::: Given data

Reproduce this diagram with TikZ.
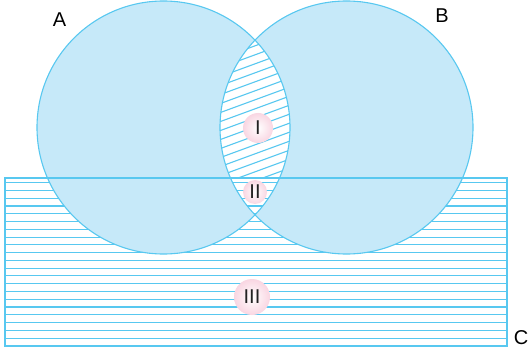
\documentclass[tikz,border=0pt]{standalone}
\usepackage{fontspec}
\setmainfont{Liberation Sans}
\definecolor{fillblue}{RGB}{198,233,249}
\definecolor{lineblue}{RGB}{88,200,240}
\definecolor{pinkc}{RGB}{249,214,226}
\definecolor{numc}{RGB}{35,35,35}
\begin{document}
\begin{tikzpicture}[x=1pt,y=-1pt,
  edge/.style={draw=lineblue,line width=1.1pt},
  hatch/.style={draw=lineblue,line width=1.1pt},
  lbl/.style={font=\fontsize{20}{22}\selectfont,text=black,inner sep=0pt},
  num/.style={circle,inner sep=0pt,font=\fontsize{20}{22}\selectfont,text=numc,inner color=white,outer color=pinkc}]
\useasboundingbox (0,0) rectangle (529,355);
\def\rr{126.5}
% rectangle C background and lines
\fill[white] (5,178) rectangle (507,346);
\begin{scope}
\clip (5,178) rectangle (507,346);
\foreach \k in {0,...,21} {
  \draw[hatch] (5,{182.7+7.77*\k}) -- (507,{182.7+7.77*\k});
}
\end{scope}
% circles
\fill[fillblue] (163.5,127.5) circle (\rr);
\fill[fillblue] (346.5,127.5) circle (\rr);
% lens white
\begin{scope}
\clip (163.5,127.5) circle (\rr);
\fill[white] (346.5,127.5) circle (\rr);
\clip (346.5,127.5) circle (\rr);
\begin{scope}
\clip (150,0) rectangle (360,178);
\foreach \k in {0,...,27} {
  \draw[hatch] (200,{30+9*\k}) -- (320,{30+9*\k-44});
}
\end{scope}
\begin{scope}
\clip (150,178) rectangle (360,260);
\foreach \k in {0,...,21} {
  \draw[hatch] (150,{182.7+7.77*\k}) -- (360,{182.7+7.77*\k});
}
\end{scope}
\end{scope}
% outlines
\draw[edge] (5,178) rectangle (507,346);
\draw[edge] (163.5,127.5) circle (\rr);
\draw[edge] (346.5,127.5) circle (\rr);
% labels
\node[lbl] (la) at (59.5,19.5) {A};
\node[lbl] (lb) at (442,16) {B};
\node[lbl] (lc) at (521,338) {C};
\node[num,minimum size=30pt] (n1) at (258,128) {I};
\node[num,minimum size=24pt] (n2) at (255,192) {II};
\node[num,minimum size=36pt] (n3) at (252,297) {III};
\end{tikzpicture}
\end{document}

::::::

_Your goal_
Write out the data precisely as given, excluding the pictures.

_Right answer_
Reproduce this diagram with TikZ.
\documentclass[tikz,border=0pt]{standalone}
\usepackage{fontspec}
\setmainfont{Liberation Sans}
\definecolor{fillblue}{RGB}{198,233,249}
\definecolor{lineblue}{RGB}{88,200,240}
\definecolor{pinkc}{RGB}{249,214,226}
\definecolor{numc}{RGB}{35,35,35}
\begin{document}
\begin{tikzpicture}[x=1pt,y=-1pt,
  edge/.style={draw=lineblue,line width=1.1pt},
  hatch/.style={draw=lineblue,line width=1.1pt},
  lbl/.style={font=\fontsize{20}{22}\selectfont,text=black,inner sep=0pt},
  num/.style={circle,inner sep=0pt,font=\fontsize{20}{22}\selectfont,text=numc,inner color=white,outer color=pinkc}]
\useasboundingbox (0,0) rectangle (529,355);
\def\rr{126.5}
% rectangle C background and lines
\fill[white] (5,178) rectangle (507,346);
\begin{scope}
\clip (5,178) rectangle (507,346);
\foreach \k in {0,...,21} {
  \draw[hatch] (5,{182.7+7.77*\k}) -- (507,{182.7+7.77*\k});
}
\end{scope}
% circles
\fill[fillblue] (163.5,127.5) circle (\rr);
\fill[fillblue] (346.5,127.5) circle (\rr);
% lens white
\begin{scope}
\clip (163.5,127.5) circle (\rr);
\fill[white] (346.5,127.5) circle (\rr);
\clip (346.5,127.5) circle (\rr);
\begin{scope}
\clip (150,0) rectangle (360,178);
\foreach \k in {0,...,27} {
  \draw[hatch] (200,{30+9*\k}) -- (320,{30+9*\k-44});
}
\end{scope}
\begin{scope}
\clip (150,178) rectangle (360,260);
\foreach \k in {0,...,21} {
  \draw[hatch] (150,{182.7+7.77*\k}) -- (360,{182.7+7.77*\k});
}
\end{scope}
\end{scope}
% outlines
\draw[edge] (5,178) rectangle (507,346);
\draw[edge] (163.5,127.5) circle (\rr);
\draw[edge] (346.5,127.5) circle (\rr);
% labels
\node[lbl] (la) at (59.5,19.5) {A};
\node[lbl] (lb) at (442,16) {B};
\node[lbl] (lc) at (521,338) {C};
\node[num,minimum size=30pt] (n1) at (258,128) {I};
\node[num,minimum size=24pt] (n2) at (255,192) {II};
\node[num,minimum size=36pt] (n3) at (252,297) {III};
\end{tikzpicture}
\end{document}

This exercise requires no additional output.